A group of men surrounded me after the meeting with hardy handshakes, pats on the back, and exhortations to “keep coming back.” I was invited to breakfast and an unseen hand pushed me to accept. The laughter continued through breakfast. My spirit lightened up.

As I was driving home that day I sensed something special had happened to me. I had no idea what it was, but, like any good alcoholic, I wanted more.

Meetings, Steps, Service

I learned everything I needed to know about how to stay sober and grow along spiritual lines in my first couple of weeks. You taught me there are no secret handshakes or complicated spiritual theories to master. You said I can enjoy a life beyond my wildest imagination if only I would take a few simple actions over and over again. Go to meetings, work the steps, be of service.
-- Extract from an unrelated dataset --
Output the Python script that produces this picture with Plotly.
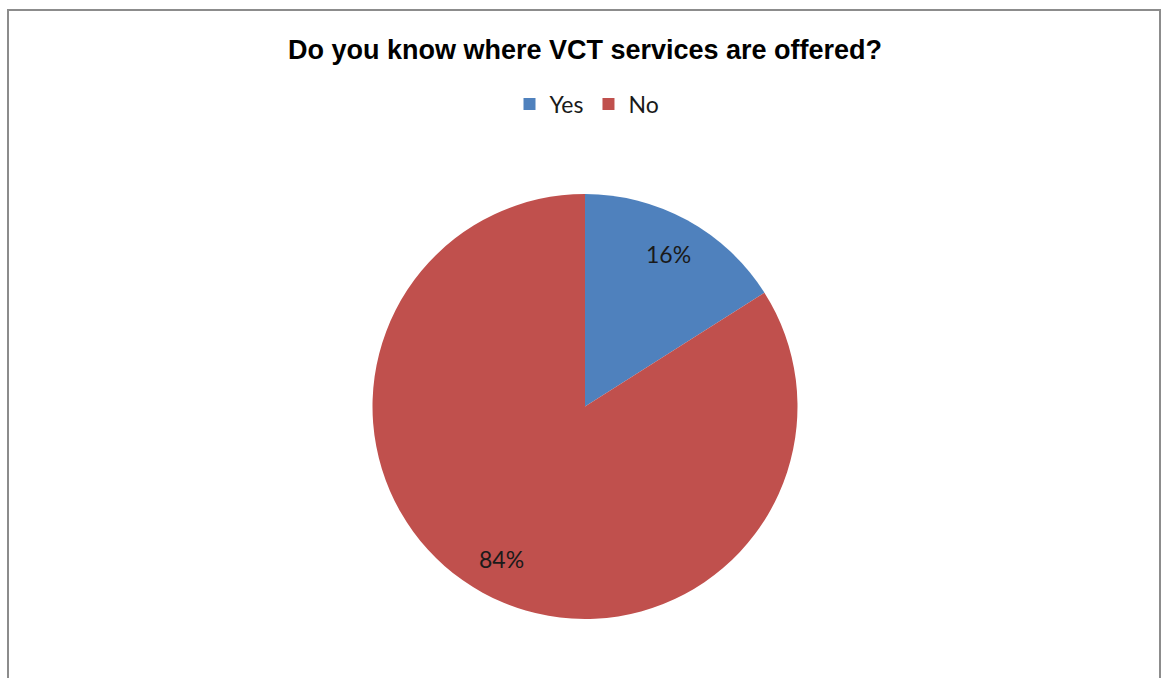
import math
import plotly.graph_objects as go

# Survey responses
labels = ["Yes", "No"]
values = [16, 84]
colors = ["#4F81BD", "#C0504D"]

W, H = 1161, 678
ML, MR, MT, MB = 100, 91, 194, 59
PW, PH = W - ML - MR, H - MT - MB
R = min(PW, PH) / 2

fig = go.Figure(
    go.Pie(
        labels=labels,
        values=values,
        marker=dict(colors=colors, line=dict(width=0)),
        sort=False,
        direction="clockwise",
        rotation=0,
        textinfo="none",
        hoverinfo="label+percent",
    )
)

# Percentage labels placed along each slice's mid-angle
total = sum(values)
cum = 0
annotations = []
for v in values:
    mid = (cum + v / 2) / total * 2 * math.pi
    cum += v
    r = 0.82 * R
    dx = r * math.sin(mid)
    dy = r * math.cos(mid)
    annotations.append(
        dict(
            x=0.5 + dx / PW,
            y=0.5 + dy / PH,
            xref="paper",
            yref="paper",
            xanchor="center",
            yanchor="middle",
            text=f"{round(v / total * 100)}%",
            showarrow=False,
            font=dict(family="Lato, Carlito, sans-serif", size=23, color="#1a1a1a"),
        )
    )

def px_x(x):
    return (x - ML) / PW

def px_y(y):
    return (H - MB - y) / PH

fig.update_layout(
    width=W,
    height=H,
    margin=dict(l=ML, r=MR, t=MT, b=MB),
    paper_bgcolor="white",
    plot_bgcolor="white",
    title=dict(
        text="<b>Do you know where VCT services are offered?</b>",
        x=585 / W,
        xanchor="center",
        y=1 - 50 / H,
        yanchor="middle",
        font=dict(family="Liberation Sans, Arial, sans-serif", size=27, color="#000000"),
    ),
    legend=dict(
        orientation="h",
        x=px_x(587),
        xanchor="center",
        y=px_y(104),
        yanchor="middle",
        font=dict(family="Lato, Carlito, sans-serif", size=23, color="#1a1a1a"),
        itemwidth=30,
        traceorder="normal",
    ),
    annotations=annotations,
    shapes=[
        dict(
            type="rect",
            xref="paper",
            yref="paper",
            x0=px_x(8),
            x1=px_x(1160),
            y0=px_y(700),
            y1=px_y(10),
            line=dict(color="#8c8c8c", width=2),
            fillcolor="rgba(0,0,0,0)",
            layer="below",
        )
    ],
)

fig.write_html("out.html")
I believed you when you told me that consistency is the key, that I must take the actions despite whatever else is going on in my life. Meetings, steps and service has been the cadence of my life through job loss, through serious financial set-backs, through the frustrations of living in China before AA was established and most recently, through the death of my beautiful, young wife.

I don’t take credit for any of it. My recovery is nothing I do and everything God does. I was graced with a spark of desire to grow into a new fuller expression and with the willingness to take the suggested actions. I sense a gentle hand is pulling me toward wholeness. My job is simply to keep putting one foot in front of the other, to keep trudging: meetings, steps and service.

When I was new I noticed many newcomers at my home group and a goodly number of old timers, but there seemed to be a gap in the 10 to 20 year range. I asked my grand sponsor about this one day. “Do all those people go out and drink?” “Maybe some do,” he said, “but some probably have enough recovery to live sober lives without meetings.” Then I asked him why he kept coming back after 30 years. He said, “Let me put it this way… Some people are satisfied with one bite of the cake, some people are satisfied with a slice of the cake. As for me, I want the whole damn cake.”

I might be one of those who can stay sober without Alcoholics Anonymous, but why would I want to try?  I  want the whole damn cake too.